We wonder if the new drug is even worth it, given the conclusion of the meta-analysis of over 28,000 MS patients from 38 clinical trials that most current DMTs (Disease Modifying Treatments) are fairly useless for the average patient by the time they reach my age. We ponder Dr. Z’s point that I might be an “outlier” — which sounds kind of cool — unless “outlier” means that without drugs I might be the one to get hit with an exacerbation that could permanently disable me further. His distress over this possibility is nothing to dismiss. I’ve looked around his waiting room. Not everyone with MS has the luxury of describing themselves as a hidden mess.

I share the latest conclusion about the three types of MS—which is that relapsing/remitting, secondary progressive, and primary progressive MS are not three different diseases, but rather, three phases of the same disease. The FDA approved DMTs may prevent relapses, but do nothing for other processes known as “compartmentalized inflammation,” which do not show up on MRI’s.  These are the messes under the bed, so to speak. Or more specifically, the messes inside the cells.

We speculate that maybe all those years I had credited Zinbryta for stopping my MS attacks, the change could have really been more of function of my slipping insidiously from relapsing remitting MS into a more progressive phase of a disease, where the breakdown can’t be detected by the MRI, but rather, by the lumbar puncture.

“It’s like a vicious dog that hasn’t bit anyone in twelve years on a muzzle, and I’ve credited the muzzle. But maybe the dog has just mellowed out with age.”

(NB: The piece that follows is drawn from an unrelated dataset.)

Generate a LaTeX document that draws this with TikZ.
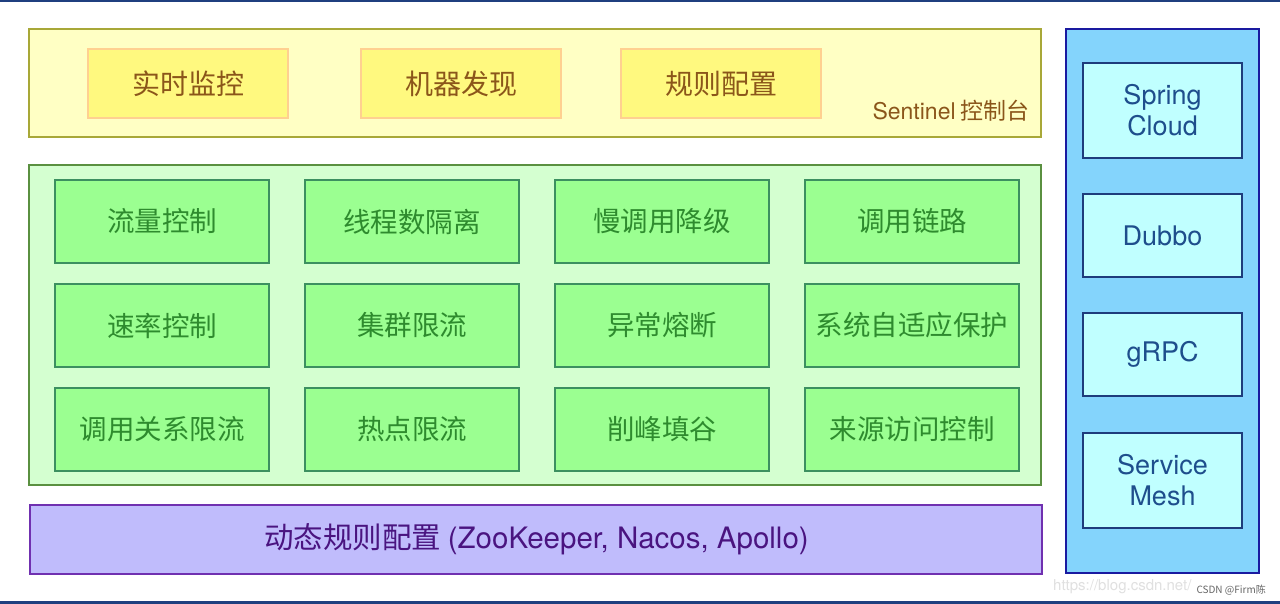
\documentclass[tikz,border=0pt]{standalone}
\usepackage{fontspec}
\setmainfont{Noto Sans CJK SC}
\newfontfamily\lat{TeX Gyre Heros}
\begin{document}
\begin{tikzpicture}[x=1pt,y=-1pt,
  ybox/.style={draw=ybd, fill=yin, line width=1.4pt, minimum width=200pt, minimum height=69pt, text=ytx, font=\fontsize{28}{30}\selectfont, inner sep=0pt},
  gbox/.style={draw=gbd, fill=gin, line width=1.4pt, minimum width=214pt, minimum height=83pt, text=gtx, font=\fontsize{27.5}{30}\selectfont, inner sep=0pt},
  bbox/.style={draw=bbd, fill=bin, line width=1.4pt, minimum width=159pt, text=btx, font=\lat\fontsize{27}{31}\selectfont, align=center, inner sep=0pt},
]
\definecolor{yout}{HTML}{FFFFC4}\definecolor{yobd}{HTML}{A8A838}
\definecolor{yin}{HTML}{FFF97F}\definecolor{ybd}{HTML}{FFD090}\definecolor{ytx}{HTML}{8B561A}
\definecolor{gout}{HTML}{D4FFD0}\definecolor{gobd}{HTML}{5A9040}
\definecolor{gin}{HTML}{9BFF91}\definecolor{gbd}{HTML}{3C9060}\definecolor{gtx}{HTML}{2E8B2E}
\definecolor{pin}{HTML}{C0BCFC}\definecolor{pbd}{HTML}{7030B0}\definecolor{ptx}{HTML}{4A1480}
\definecolor{bout}{HTML}{84D4FC}\definecolor{bobd}{HTML}{1A1AA0}
\definecolor{bin}{HTML}{C0FFFF}\definecolor{bbd}{HTML}{1E3C7C}\definecolor{btx}{HTML}{1E4E8C}
\definecolor{edge}{HTML}{1F3F7F}

\useasboundingbox (0,0) rectangle (1280,604);
\fill[white] (0,0) rectangle (1280,604);
\fill[edge] (0,0) rectangle (1280,2.5);
\fill[edge] (0,601) rectangle (1280,604);

% Sentinel console
\draw[draw=yobd, fill=yout, line width=1.6pt] (29,29) rectangle (1041,137);
\node[ybox] (mon) at (188,83.5) {实时监控};
\node[ybox] (disc) at (461,83.5) {机器发现};
\node[ybox] (rule) at (721,83.5) {规则配置};
\node[anchor=east, text=ytx, font=\fontsize{23}{26}\selectfont, inner sep=0pt] (console) at (1030,111) {{\lat Sentinel} 控制台};

% core features
\draw[draw=gobd, fill=gout, line width=1.6pt] (29,165) rectangle (1041,485);
\foreach \t [count=\i from 0] in {流量控制,线程数隔离,慢调用降级,调用链路}
  \node[gbox] (r1c\i) at (162+250*\i,221.5) {\t};
\foreach \t [count=\i from 0] in {速率控制,集群限流,异常熔断,系统自适应保护}
  \node[gbox] (r2c\i) at (162+250*\i,325.5) {\t};
\foreach \t [count=\i from 0] in {调用关系限流,热点限流,削峰填谷,来源访问控制}
  \node[gbox] (r3c\i) at (162+250*\i,429.5) {\t};

% dynamic rule config
\node[draw=pbd, fill=pin, line width=1.6pt, minimum width=1012pt, minimum height=69pt, inner sep=0pt, anchor=north west] (dyn) at (29,504) {};
\node[text=ptx, font=\fontsize{29.5}{32}\selectfont, inner sep=0pt] (dyntext) at (536.5,539) {动态规则配置 {\lat(ZooKeeper, Nacos, Apollo)}};

% frameworks
\draw[draw=bobd, fill=bout, line width=1.6pt] (1066,29) rectangle (1259,573);
\node[bbox, minimum height=95pt] (sc) at (1162.5,110.5) {Spring\\Cloud};
\node[bbox, minimum height=83pt] (dubbo) at (1162.5,235.5) {Dubbo};
\node[bbox, minimum height=83pt] (grpc) at (1162.5,354.5) {gRPC};
\node[bbox, minimum height=95pt] (mesh) at (1162.5,480.5) {Service\\Mesh};

% watermark
\node[anchor=west, text=black!12, font=\lat\fontsize{15}{18}\selectfont, inner sep=0pt] (url) at (1053,587) {https://blog.csdn.net/};
\node[anchor=east, text=black!60, font=\fontsize{10}{12}\selectfont, inner sep=0pt] (csdn) at (1266,590) {CSDN @Firm陈};
\end{tikzpicture}
\end{document}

PYT chimes in, “And maybe the muzzle has been annoying for the poor dog.”

PYT and I are both dog lovers. We aren’t fond of muzzles.

I say, “Maybe we just have to be realistic about my MS. It’s a progressive disease. Slowly but steadily, I’ve been progressing. The drugs that work to stop relapsing remitting MS can’t do a thing about the kind of progression I’m experiencing inside my cells. Maybe it’s time to stop fooling ourselves by my taking a drug that only helps for an early stage of MS. I might be way past that phase.”

PYT says, “It sounds to me like you have taken your last Tecfidera.”

My flummoxed feeling is lifting. I starting to feel like myself again. (Talking with a sister will do that.) I share the last thing Dr. Z. said to me, “I will support you even if you don’t want to take any medication.”

His unconditional support means so much. PYT warns me that our mother and my husband will resist my urge to give up the medication. “As they should. They love you. They want to protect you.”

Protect…me? When we were growing up, I never cast myself as the damsel in distress. But that’s the role MS has forced me to play my entire adult life.